Hingham Institution for Savings is the stock we’re looking at.
This is a bank that focuses on commercial and residential real estate lending, as well as commercial and personal deposit banking.
This might not sound very exciting and Hingham’s business may sound incredibly simple. But the company excels at the three areas they focus on, turning this stock into a mega-compounder. In fact, share prices are up almost 93% in the past year.
But, here’s the thing. While share prices are up, the company retains a fairly low PE ratio. The current PE ratio is around 14, which means each share bought contains around $30 of company value.
This is very different from many high-priced stocks, like Amazon or Tesla, which often have triple or quadruple digit PE ratios.
In other words, this stock is “expensive” because it has a lower share count compared to its market cap.

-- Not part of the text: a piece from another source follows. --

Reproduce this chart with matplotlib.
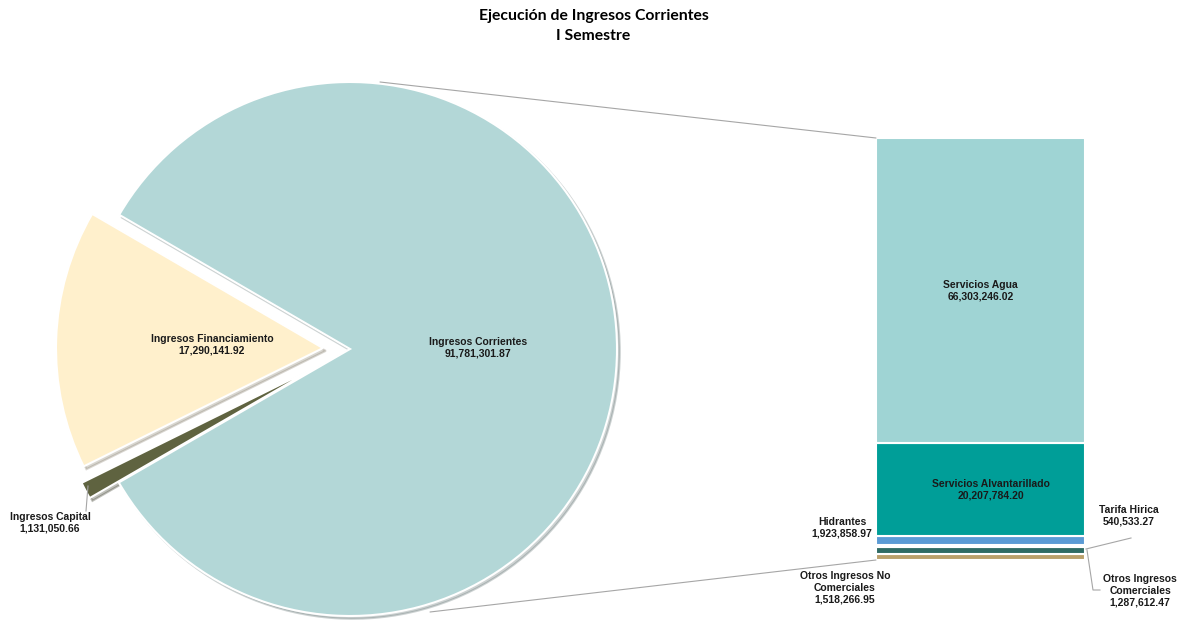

Not because it is a hype stock. One of the reasons I just used “expensive” in quotation marks is actually because Hingham Institution for Savings trades at a PE ratio in-line with the general banking sector.
So while Hingham stock has a high share price of more than $400, you aren’t necessarily overpaying for the business.
Hingham Institution For Savings Is A Dividend Compounder, Offering Cash Flow And Growth
At first glance, Hingham pays a minuscule dividend with a starting yield of 0.51%. That’s tiny! A $1 million investment would only net you $5,100 per year in passive income. Far less than you’d make off a broad market index fund.
However looks can be deceiving. Hingham has a very small dividend payout ratio of under 7%, meaning that the company retains most of its earnings.